=== YOUR TASK ===
Determine how many lines of the records include "this", and answer with the number alone.

=== DATA RECORDS ===
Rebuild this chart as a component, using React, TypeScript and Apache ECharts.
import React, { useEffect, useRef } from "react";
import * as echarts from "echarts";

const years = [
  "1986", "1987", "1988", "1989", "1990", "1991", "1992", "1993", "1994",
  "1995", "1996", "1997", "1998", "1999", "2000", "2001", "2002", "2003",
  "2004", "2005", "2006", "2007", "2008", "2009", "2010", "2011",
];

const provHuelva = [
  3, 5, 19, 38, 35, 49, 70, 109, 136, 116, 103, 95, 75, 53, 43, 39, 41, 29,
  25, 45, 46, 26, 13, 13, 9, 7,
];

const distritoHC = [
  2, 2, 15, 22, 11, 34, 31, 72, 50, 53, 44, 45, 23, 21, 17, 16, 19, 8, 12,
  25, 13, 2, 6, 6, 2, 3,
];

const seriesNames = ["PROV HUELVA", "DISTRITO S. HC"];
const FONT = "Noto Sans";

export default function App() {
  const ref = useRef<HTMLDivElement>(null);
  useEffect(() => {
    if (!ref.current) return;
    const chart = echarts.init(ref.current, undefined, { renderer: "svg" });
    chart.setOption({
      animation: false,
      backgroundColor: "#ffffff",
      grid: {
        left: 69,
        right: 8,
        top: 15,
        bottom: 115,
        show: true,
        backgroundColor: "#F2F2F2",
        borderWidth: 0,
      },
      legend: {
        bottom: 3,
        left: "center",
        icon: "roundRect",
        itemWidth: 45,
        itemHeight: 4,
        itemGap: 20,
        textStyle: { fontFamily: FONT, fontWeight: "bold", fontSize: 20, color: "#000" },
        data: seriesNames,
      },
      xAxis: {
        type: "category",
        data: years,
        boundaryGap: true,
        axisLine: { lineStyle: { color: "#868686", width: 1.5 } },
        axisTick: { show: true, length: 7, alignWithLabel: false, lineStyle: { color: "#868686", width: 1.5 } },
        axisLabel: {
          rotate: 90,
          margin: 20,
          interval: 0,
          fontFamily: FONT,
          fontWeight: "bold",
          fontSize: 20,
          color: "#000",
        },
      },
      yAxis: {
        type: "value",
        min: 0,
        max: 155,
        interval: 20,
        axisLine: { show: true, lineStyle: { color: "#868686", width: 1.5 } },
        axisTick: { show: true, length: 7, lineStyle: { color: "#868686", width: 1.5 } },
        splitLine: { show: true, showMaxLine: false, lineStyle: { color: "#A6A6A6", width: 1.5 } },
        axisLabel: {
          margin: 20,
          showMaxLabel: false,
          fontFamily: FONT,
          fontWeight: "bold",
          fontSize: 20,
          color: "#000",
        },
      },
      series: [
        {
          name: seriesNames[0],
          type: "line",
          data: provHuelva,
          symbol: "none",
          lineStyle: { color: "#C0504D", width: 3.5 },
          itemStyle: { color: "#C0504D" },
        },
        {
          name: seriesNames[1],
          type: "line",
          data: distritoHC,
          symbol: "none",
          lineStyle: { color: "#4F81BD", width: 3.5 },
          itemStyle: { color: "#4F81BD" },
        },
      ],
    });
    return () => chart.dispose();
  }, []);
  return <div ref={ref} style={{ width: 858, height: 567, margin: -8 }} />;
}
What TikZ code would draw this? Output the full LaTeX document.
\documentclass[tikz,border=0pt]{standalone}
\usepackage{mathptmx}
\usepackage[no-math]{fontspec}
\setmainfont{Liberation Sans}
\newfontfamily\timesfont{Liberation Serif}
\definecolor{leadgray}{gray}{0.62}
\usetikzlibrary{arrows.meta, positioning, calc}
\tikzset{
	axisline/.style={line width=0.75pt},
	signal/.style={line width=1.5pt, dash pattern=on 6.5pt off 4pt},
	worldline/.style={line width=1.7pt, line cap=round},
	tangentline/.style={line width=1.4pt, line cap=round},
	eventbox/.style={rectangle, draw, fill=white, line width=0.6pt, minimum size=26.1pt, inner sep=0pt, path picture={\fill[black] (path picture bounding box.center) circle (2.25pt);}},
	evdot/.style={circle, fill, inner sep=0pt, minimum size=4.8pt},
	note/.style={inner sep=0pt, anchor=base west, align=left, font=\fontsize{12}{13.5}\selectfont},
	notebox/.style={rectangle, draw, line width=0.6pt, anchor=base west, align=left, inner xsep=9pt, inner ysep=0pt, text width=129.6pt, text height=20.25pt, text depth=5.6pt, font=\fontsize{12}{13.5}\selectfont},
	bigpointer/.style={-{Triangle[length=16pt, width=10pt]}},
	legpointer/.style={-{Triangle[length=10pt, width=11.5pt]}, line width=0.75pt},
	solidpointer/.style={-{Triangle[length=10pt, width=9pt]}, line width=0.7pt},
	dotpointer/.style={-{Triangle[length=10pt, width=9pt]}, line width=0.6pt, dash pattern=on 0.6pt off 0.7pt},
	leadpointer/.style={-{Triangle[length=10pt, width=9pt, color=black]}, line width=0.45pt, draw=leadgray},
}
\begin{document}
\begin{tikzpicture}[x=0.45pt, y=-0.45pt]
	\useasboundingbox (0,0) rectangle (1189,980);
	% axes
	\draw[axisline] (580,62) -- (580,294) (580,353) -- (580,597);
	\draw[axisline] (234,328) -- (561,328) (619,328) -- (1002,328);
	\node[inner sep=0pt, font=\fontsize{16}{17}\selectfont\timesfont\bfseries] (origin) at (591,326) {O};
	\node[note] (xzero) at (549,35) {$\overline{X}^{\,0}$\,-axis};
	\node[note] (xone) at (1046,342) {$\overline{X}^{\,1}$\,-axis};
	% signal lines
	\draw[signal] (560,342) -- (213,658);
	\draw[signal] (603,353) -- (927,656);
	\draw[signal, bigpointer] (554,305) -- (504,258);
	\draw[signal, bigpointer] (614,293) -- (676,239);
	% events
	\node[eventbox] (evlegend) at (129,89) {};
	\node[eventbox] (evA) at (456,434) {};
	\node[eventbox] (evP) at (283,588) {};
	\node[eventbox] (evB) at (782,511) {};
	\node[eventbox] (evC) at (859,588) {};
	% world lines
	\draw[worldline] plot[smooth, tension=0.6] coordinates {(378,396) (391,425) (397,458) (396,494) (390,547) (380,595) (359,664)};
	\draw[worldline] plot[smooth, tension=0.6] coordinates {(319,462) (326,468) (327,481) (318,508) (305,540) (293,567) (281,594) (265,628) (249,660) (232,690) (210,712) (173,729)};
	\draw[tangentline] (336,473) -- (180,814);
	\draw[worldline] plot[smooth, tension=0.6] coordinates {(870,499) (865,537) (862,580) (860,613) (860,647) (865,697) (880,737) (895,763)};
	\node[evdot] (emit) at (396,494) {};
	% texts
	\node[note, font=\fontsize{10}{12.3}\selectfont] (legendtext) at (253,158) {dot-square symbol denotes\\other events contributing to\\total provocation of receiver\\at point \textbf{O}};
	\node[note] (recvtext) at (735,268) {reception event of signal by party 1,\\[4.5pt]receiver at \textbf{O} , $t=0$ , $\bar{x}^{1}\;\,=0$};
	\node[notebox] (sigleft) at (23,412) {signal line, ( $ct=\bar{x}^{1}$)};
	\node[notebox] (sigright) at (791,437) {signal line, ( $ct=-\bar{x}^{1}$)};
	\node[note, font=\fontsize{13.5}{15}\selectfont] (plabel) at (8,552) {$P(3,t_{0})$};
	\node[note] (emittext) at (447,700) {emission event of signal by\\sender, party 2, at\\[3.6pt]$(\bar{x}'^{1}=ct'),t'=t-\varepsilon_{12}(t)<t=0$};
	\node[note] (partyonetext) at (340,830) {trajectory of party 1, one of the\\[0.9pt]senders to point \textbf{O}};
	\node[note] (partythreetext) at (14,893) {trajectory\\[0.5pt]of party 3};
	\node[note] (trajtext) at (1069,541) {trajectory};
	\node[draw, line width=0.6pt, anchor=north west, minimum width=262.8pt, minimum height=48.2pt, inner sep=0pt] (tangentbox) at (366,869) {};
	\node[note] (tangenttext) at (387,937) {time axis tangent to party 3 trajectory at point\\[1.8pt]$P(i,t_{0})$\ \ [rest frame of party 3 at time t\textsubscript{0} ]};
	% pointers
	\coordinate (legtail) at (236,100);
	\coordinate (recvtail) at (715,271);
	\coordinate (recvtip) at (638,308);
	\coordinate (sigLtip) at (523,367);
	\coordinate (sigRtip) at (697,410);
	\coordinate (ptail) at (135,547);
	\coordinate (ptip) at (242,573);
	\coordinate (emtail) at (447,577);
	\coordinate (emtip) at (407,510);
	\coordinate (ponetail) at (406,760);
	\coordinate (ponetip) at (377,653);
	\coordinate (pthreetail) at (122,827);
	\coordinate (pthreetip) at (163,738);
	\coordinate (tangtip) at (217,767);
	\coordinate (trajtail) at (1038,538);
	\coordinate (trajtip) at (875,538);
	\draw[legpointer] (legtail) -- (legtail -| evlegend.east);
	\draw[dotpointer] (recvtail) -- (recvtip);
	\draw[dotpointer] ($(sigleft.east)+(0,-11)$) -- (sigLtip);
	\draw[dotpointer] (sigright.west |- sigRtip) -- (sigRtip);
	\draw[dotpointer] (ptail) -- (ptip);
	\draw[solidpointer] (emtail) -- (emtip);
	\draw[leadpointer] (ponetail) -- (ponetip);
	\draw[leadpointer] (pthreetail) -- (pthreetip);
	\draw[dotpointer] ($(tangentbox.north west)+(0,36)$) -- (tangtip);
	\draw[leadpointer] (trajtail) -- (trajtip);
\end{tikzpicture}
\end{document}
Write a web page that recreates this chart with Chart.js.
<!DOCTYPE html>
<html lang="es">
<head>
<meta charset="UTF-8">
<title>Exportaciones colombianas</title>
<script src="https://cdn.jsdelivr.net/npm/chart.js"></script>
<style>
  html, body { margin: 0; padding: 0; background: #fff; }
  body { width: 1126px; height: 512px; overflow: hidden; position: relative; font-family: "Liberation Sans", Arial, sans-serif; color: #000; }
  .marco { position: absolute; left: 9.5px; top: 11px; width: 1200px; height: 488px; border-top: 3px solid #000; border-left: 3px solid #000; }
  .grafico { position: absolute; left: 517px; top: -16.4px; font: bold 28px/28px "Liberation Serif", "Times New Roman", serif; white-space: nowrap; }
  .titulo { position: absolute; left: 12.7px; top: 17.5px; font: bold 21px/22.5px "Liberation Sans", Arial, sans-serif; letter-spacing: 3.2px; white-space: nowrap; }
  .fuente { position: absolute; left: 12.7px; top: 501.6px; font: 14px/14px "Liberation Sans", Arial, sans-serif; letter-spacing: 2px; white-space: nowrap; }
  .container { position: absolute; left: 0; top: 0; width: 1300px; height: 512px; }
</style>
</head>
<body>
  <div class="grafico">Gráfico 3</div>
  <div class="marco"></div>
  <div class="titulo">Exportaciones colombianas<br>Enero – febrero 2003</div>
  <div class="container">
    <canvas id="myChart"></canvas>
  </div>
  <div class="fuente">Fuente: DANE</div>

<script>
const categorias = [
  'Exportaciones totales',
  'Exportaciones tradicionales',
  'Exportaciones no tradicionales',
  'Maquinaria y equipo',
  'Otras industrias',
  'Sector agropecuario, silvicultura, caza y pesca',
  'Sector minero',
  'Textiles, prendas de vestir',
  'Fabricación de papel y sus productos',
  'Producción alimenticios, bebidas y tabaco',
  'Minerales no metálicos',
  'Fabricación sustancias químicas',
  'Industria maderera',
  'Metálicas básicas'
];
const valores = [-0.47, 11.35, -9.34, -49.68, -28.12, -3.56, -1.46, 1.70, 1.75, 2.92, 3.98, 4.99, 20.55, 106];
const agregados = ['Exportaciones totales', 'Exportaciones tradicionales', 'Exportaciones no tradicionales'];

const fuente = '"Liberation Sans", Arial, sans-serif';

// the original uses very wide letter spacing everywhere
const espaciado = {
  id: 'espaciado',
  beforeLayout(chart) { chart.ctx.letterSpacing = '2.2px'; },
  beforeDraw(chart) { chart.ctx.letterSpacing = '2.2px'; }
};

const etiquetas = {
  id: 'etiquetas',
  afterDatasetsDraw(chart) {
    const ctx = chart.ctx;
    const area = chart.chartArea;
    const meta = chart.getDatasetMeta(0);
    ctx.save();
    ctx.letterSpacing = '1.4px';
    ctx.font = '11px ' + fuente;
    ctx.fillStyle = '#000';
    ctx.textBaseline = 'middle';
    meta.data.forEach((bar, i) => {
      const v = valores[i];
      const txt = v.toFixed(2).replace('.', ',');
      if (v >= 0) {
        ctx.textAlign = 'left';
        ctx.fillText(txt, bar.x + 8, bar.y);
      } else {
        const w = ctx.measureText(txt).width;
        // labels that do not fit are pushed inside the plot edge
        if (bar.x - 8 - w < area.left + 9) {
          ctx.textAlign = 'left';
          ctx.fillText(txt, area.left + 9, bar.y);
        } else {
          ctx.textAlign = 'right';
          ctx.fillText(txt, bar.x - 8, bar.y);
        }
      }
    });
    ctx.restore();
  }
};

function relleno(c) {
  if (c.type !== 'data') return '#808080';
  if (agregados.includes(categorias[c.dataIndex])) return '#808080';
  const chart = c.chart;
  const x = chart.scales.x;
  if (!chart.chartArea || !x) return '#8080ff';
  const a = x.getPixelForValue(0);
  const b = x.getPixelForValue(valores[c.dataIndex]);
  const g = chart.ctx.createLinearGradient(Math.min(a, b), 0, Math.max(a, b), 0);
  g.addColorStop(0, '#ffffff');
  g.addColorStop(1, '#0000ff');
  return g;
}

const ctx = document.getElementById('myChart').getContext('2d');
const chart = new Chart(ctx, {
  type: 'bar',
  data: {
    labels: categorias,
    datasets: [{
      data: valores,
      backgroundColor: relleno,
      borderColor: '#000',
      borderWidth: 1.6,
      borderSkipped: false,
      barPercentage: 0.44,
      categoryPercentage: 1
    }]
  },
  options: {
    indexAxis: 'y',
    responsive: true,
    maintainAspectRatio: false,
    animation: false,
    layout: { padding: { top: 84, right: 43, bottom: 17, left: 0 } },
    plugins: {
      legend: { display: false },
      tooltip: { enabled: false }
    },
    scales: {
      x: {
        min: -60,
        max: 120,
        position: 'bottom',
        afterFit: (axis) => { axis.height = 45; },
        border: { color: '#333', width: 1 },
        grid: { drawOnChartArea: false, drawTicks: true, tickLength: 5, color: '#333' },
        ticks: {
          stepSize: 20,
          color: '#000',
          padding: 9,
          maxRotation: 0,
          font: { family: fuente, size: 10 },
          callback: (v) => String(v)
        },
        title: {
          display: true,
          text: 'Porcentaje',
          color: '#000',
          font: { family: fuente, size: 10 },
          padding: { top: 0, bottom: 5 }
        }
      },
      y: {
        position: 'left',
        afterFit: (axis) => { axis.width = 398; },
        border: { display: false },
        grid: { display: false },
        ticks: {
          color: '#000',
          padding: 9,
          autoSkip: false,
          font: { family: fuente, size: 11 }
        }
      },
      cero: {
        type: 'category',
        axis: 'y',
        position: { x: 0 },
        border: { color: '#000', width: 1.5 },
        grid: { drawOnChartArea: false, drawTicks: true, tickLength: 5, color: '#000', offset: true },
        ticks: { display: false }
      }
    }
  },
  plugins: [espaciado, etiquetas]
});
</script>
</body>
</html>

=== FULL RESPONSE ===
3